Batteries, obviously, are hard to miss. Battery-powered devices may have other power supply components as well, though, such as a switching converter to step up a single AA cell’s 1.5 volts to a level high enough to run the product. Even when the battery voltage would be adequate on its own, a device may include conversion and regulation to ensure that a weak battery doesn’t affect the reliability of writing to memory cards or hard drives, both of which can be seriously scrambled by insufficient voltage during write operations. Digital cameras and laptops have such systems so they can operate properly until the battery is nearly dead and then shut down the device gracefully.

To find voltage converters and regulation systems in battery-powered gear, look for small inductors and transformers. There are many varieties of them, but the telltale sign is metal. These things don’t look anything like transistors and chips. They may be round or square, but most are made from ferrite material, which is a darkish metal with a matte surface. Toroid (doughnut-shaped) cores are common. You may be able to see the wire wrapped around the core, but don’t count on it. See Figure 1.

Along with these, keep an eye out for electrolytic capacitors. Although ’lytics can be sprinkled throughout any circuit, the larger ones tend to be congregated in or near power supply sections. Diodes and voltage regulators will be found there too. Most very small products don’t use enough current to require heatsinks on regulators and switching transistors, but larger devices usually do.

It might seem natural that you could follow the wires from the battery compartment straight to the supply section, but it doesn’t always work out that way. Much of today’s gear uses transistor switching driven by a microprocessor to turn itself on and off, rather than a real power switch actually interrupting the current between the batteries and the circuit. There may be some distance from where the batteries connect to the board and the location of the voltage conversion and regulation circuitry. Those little transformers are your best landmarks.

In AC-powered products, finding the power supply is a lot easier. Follow the AC cord and it’ll get you there! Hard switches are still used in some AC devices, but those with remote controls, like VCRs, DVRs, TVs and some projectors, use the same microprocessor-controlled soft switching found in battery-op gadgets, so you can’t count on the on/off switch’s being in line with the AC cord. Look for a transformer. Switching supplies are pretty much standard now, but some products, especially high-end audio amps and receivers, still use linear supplies for their essentially noiseless operation. The transformer in a linear supply is a lot larger than the one in a switcher. In a switcher, look for a transformer like that.

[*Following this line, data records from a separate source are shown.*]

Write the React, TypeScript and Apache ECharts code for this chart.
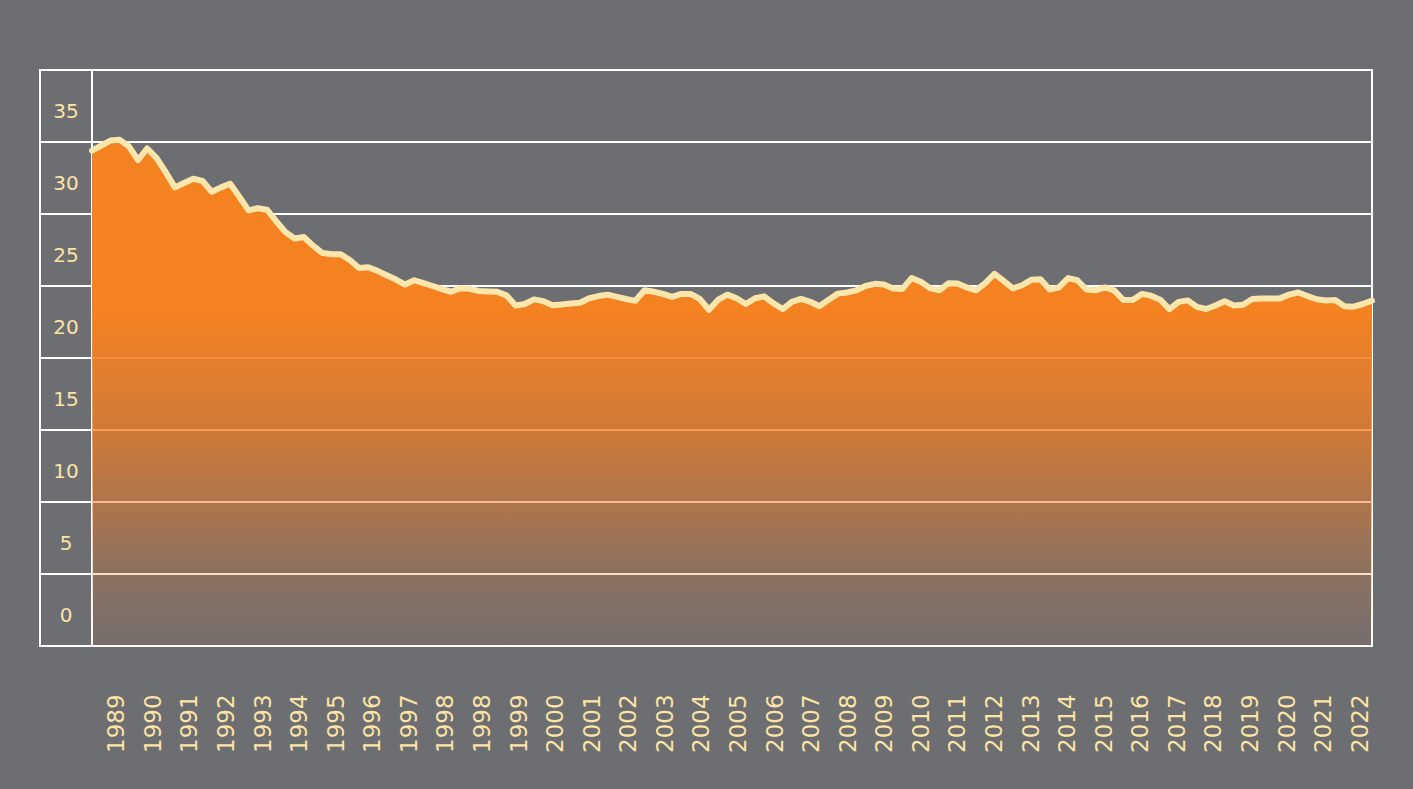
import React, { useEffect, useRef } from "react";
import * as echarts from "echarts";

const yearLabels = [
  "1989", "1990", "1991", "1992", "1993", "1994", "1995", "1996", "1997", "1998",
  "1998", "1999", "2000", "2001", "2002", "2003", "2004", "2005", "2006", "2007",
  "2008", "2009", "2010", "2011", "2012", "2013", "2014", "2015", "2016", "2017",
  "2018", "2019", "2020", "2021", "2022",
];

const quarters = ["Q1", "Q2", "Q3", "Q4"];

const yTickLabels = ["0", "5", "10", "15", "20", "25", "30", "35"];

const values = [
  34.4, 34.75, 35.1, 35.15, 34.7, 33.75, 34.55, 33.9, 32.9, 31.85, 32.15, 32.45, 32.3, 31.55, 31.85, 32.1,
  31.2, 30.25, 30.4, 30.3, 29.5, 28.75, 28.3, 28.4, 27.8, 27.3, 27.2, 27.2, 26.8, 26.25, 26.3, 26.05,
  25.75, 25.45, 25.1, 25.4, 25.2, 25.0, 24.78, 24.6, 24.85, 24.8, 24.65, 24.62, 24.6, 24.35, 23.65, 23.75,
  24.07, 23.95, 23.66, 23.72, 23.78, 23.84, 24.15, 24.3, 24.4, 24.25, 24.1, 23.97, 24.7, 24.6, 24.45, 24.24,
  24.45, 24.45, 24.1, 23.35, 24.05, 24.4, 24.15, 23.75, 24.15, 24.28, 23.8, 23.4, 23.9, 24.1, 23.9, 23.6,
  24.05, 24.47, 24.55, 24.7, 25.0, 25.15, 25.1, 24.83, 24.8, 25.55, 25.3, 24.85, 24.7, 25.19, 25.18, 24.9,
  24.7, 25.2, 25.85, 25.35, 24.83, 25.05, 25.43, 25.47, 24.75, 24.9, 25.55, 25.4, 24.75, 24.7, 24.9, 24.7,
  24.03, 24.02, 24.45, 24.33, 24.05, 23.4, 23.9, 24.0, 23.55, 23.4, 23.65, 23.94, 23.65, 23.7, 24.1, 24.14,
  24.14, 24.14, 24.4, 24.55, 24.3, 24.08, 23.99, 24.03, 23.6, 23.56, 23.75, 23.98,
];

const TEXT = "#fde4a6";
const LINE = "#fde6ac";
const BG = "#6d6e71";

export default function App() {
  const ref = useRef<HTMLDivElement>(null);

  useEffect(() => {
    document.body.style.margin = "0";
    if (!ref.current) return;
    const chart = echarts.init(ref.current, null, { renderer: "svg" });

    const categories = yearLabels.flatMap((y, i) => quarters.map((q) => `${y} ${q} (${i})`));

    chart.setOption({
      animation: false,
      backgroundColor: BG,
      grid: [
        { left: 40, right: 41, top: 70, bottom: 143, show: true, borderColor: "#ffffff", borderWidth: 2, backgroundColor: "transparent" },
        { left: 92, right: 41, top: 70, bottom: 143 },
        { left: 98, right: 35, top: 70, bottom: 143 },
        { left: 40, right: 41, top: 75, bottom: 138 },
      ],
      xAxis: [
        { type: "value", gridIndex: 0, min: 0, max: 1, show: false },
        {
          type: "category",
          gridIndex: 1,
          data: categories,
          boundaryGap: false,
          axisLine: { show: false },
          axisTick: { show: false },
          axisLabel: { show: false },
          splitLine: { show: false },
        },
        {
          type: "category",
          gridIndex: 2,
          data: yearLabels.map((y, i) => `${y}-${i}`),
          boundaryGap: true,
          axisLine: { show: false },
          axisTick: { show: false },
          splitLine: { show: false },
          axisLabel: {
            interval: 0,
            rotate: 90,
            align: "left",
            verticalAlign: "middle",
            margin: 107,
            color: TEXT,
            fontFamily: "DejaVu Sans",
            fontSize: 23,
            formatter: (_v: string, idx: number) => yearLabels[idx],
          },
        },
        { type: "value", gridIndex: 3, min: 0, max: 1, show: false },
      ],
      yAxis: [
        {
          type: "value",
          gridIndex: 0,
          position: "right",
          min: 0,
          max: 40,
          interval: 5,
          axisLine: { show: false },
          axisTick: { show: false },
          axisLabel: { show: false },
          splitLine: { show: true, lineStyle: { color: "#ffffff", width: 2 } },
        },
        {
          type: "category",
          gridIndex: 3,
          position: "left",
          data: yTickLabels,
          boundaryGap: true,
          axisLine: { show: false },
          axisTick: { show: false },
          splitLine: { show: false },
          axisLabel: {
            inside: true,
            align: "center",
            margin: 26,
            color: TEXT,
            fontFamily: "DejaVu Sans",
            fontSize: 20,
          },
        },
        {
          type: "value",
          gridIndex: 1,
          position: "left",
          min: 0,
          max: 40,
          interval: 5,
          axisLine: { show: true, lineStyle: { color: "#ffffff", width: 2 } },
          axisTick: { show: false },
          axisLabel: { show: false },
          splitLine: { show: false },
        },
        { type: "value", gridIndex: 2, min: 0, max: 40, show: false },
      ],
      series: [
        {
          type: "line",
          xAxisIndex: 1,
          yAxisIndex: 2,
          data: values,
          symbol: "none",
          smooth: false,
          lineStyle: { color: LINE, width: 6, join: "round", cap: "round" },
          areaStyle: {
            opacity: 1,
            color: new echarts.graphic.LinearGradient(0, 0, 0, 1, [
              { offset: 0, color: "rgba(245,130,32,1)" },
              { offset: 0.33, color: "rgba(245,130,32,1)" },
              { offset: 0.43, color: "rgba(243,128,34,0.9)" },
              { offset: 0.57, color: "rgba(240,126,36,0.75)" },
              { offset: 0.72, color: "rgba(238,124,38,0.5)" },
              { offset: 0.87, color: "rgba(235,122,40,0.22)" },
              { offset: 1, color: "rgba(235,122,40,0.06)" },
            ]),
          },
        },
      ],
    });

    return () => chart.dispose();
  }, []);

  return <div ref={ref} style={{ width: 1413, height: 789 }} />;
}
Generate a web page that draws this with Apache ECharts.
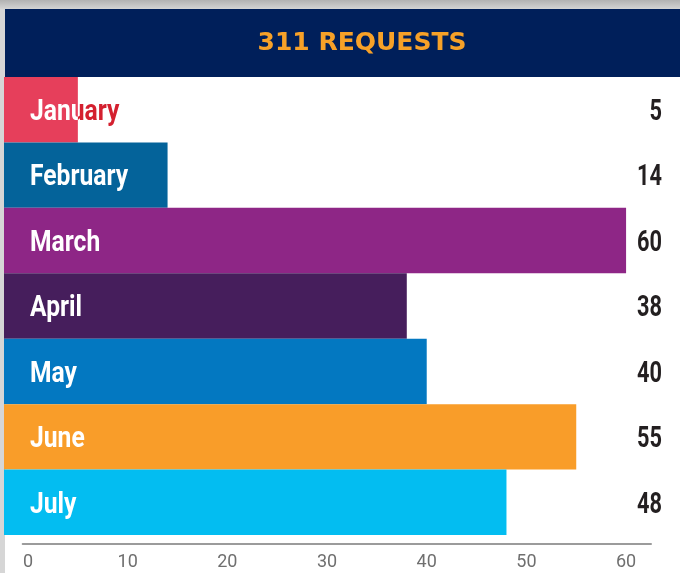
<!DOCTYPE html>
<html>
<head>
<meta charset="utf-8">
<script src="https://cdn.jsdelivr.net/npm/echarts@6/dist/echarts.min.js"></script>
<style>
  html, body { margin: 0; padding: 0; background: #ffffff; }
  #chart { width: 680px; height: 573px; }
</style>
</head>
<body>
<div id="chart"></div>
<script>
// ---- data ----
const titleText = '311 REQUESTS';
const months = ['January', 'February', 'March', 'April', 'May', 'June', 'July'];
const requests = [5, 14, 60, 38, 40, 55, 48];
const tickValues = [0, 10, 20, 30, 40, 50, 60];

// ---- styles ----
const barColors = ['#e63f5b', '#04639a', '#8e2686', '#461e5c', '#0378c1', '#f99d29', '#03bdf1'];
const outsideTextColors = ['#d4202f', '#04639a', '#8e2686', '#461e5c', '#0378c1', '#f99d29', '#03bdf1'];
const X_MIN = -2.41, X_MAX = 62.5;
const monthFont = 'bold 29px Roboto';
const valueFont = 'bold 29px Roboto';

const chart = echarts.init(document.getElementById('chart'), null, { renderer: 'canvas' });

const seriesData = requests.map((v, i) => [v, i]);

chart.setOption({
  animation: false,
  backgroundColor: '#ffffff',
  title: {
    text: titleText,
    left: 357,
    top: 26,
    textAlign: 'center',
    textStyle: {
      color: '#f7a128',
      fontFamily: 'DejaVu Sans',
      fontWeight: 'bold',
      fontSize: 25
    }
  },
  graphic: [
    { type: 'rect', z: -10, shape: { x: 0, y: 0, width: 5, height: 573 }, style: { fill: '#d6d6d6' } },
    { type: 'rect', z: -10, shape: { x: 0, y: 0, width: 680, height: 9 },
      style: { fill: new echarts.graphic.LinearGradient(0, 0, 0, 1, [
        { offset: 0, color: '#b2b2b2' }, { offset: 1, color: '#d4d4d4' }]) } },
    { type: 'rect', z: -5, shape: { x: 5, y: 9, width: 675, height: 68 }, style: { fill: '#001f5a' } }
  ],
  grid: [
    { left: 4, right: 29, top: 77, bottom: 38 },
    { left: 22.7, right: 29, top: 540, bottom: 29 }
  ],
  xAxis: [
    { gridIndex: 0, type: 'value', min: X_MIN, max: X_MAX, show: false },
    {
      gridIndex: 1, type: 'value', min: -0.53, max: X_MAX,
      axisLine: { show: true, lineStyle: { color: '#9b9b9b', width: 2 } },
      axisTick: { show: false },
      splitLine: { show: false },
      axisLabel: {
        customValues: tickValues,
        margin: 9,
        color: '#6f6f6f',
        fontFamily: 'Roboto',
        fontSize: 18
      }
    }
  ],
  yAxis: [
    { gridIndex: 0, type: 'category', data: months, inverse: true, show: false },
    { gridIndex: 1, type: 'value', show: false }
  ],
  series: [{
    type: 'custom',
    xAxisIndex: 0,
    yAxisIndex: 0,
    encode: { x: 0, y: 1 },
    data: seriesData,
    renderItem: function (params, api) {
      const val = api.value(0);
      const idx = api.value(1);
      const start = api.coord([X_MIN, idx]);
      const end = api.coord([val, idx]);
      const rightEnd = api.coord([X_MAX, idx]);
      const h = api.size([0, 1])[1];
      const x0 = start[0], x1 = end[0], yc = start[1];
      const barShape = { x: x0, y: yc - h / 2, width: x1 - x0, height: h };
      const tx = x0 + 26;
      const monthText = (fill) => ({
        type: 'text', x: tx, y: yc + 3, scaleX: 0.85,
        style: { x: 0, y: 0, text: months[idx], font: monthFont, fill: fill,
                 textAlign: 'left', textVerticalAlign: 'middle' }
      });
      return {
        type: 'group',
        children: [
          { type: 'rect', shape: barShape, style: { fill: barColors[idx] } },
          {
            type: 'group',
            clipPath: { type: 'rect', shape: { x: x1, y: yc - h / 2, width: 2000, height: h } },
            children: [monthText(outsideTextColors[idx])]
          },
          {
            type: 'group',
            clipPath: { type: 'rect', shape: barShape },
            children: [monthText('#ffffff')]
          },
          {
            type: 'text', x: rightEnd[0] + 11, y: yc + 3, scaleX: 0.75,
            style: { x: 0, y: 0, text: String(val), font: valueFont, fill: '#231f20',
                     textAlign: 'right', textVerticalAlign: 'middle' }
          }
        ]
      };
    }
  }]
});
</script>
</body>
</html>
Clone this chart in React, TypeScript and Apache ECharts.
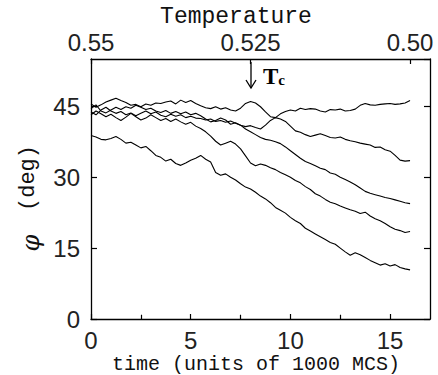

The power supply sections of pocket-sized devices are likely to be on the main circuit board, while those in AC-powered devices are almost always located on a separate board, with a cable feeding the output to the rest of the circuitry.
Once you’ve located the power supply, its major features are easy to spot. In a switcher, the AC line will go through a line filter that looks like a small transformer, then through a fuse, and on to the rectifiers, which may be separate diodes, a bridge rectifier or a double diode, depending on the design. After that comes the chopper transistor, which is probably heatsinked. Near it will be a large electrolytic capacitor with a voltage rating in the hundreds. Then comes the transformer, followed by the low-voltage rectification and regulation circuitry. At the very end, right by the output wires, you’ll see the large electrolytic filter caps with significantly lower voltage ratings than on the one next to the chopper.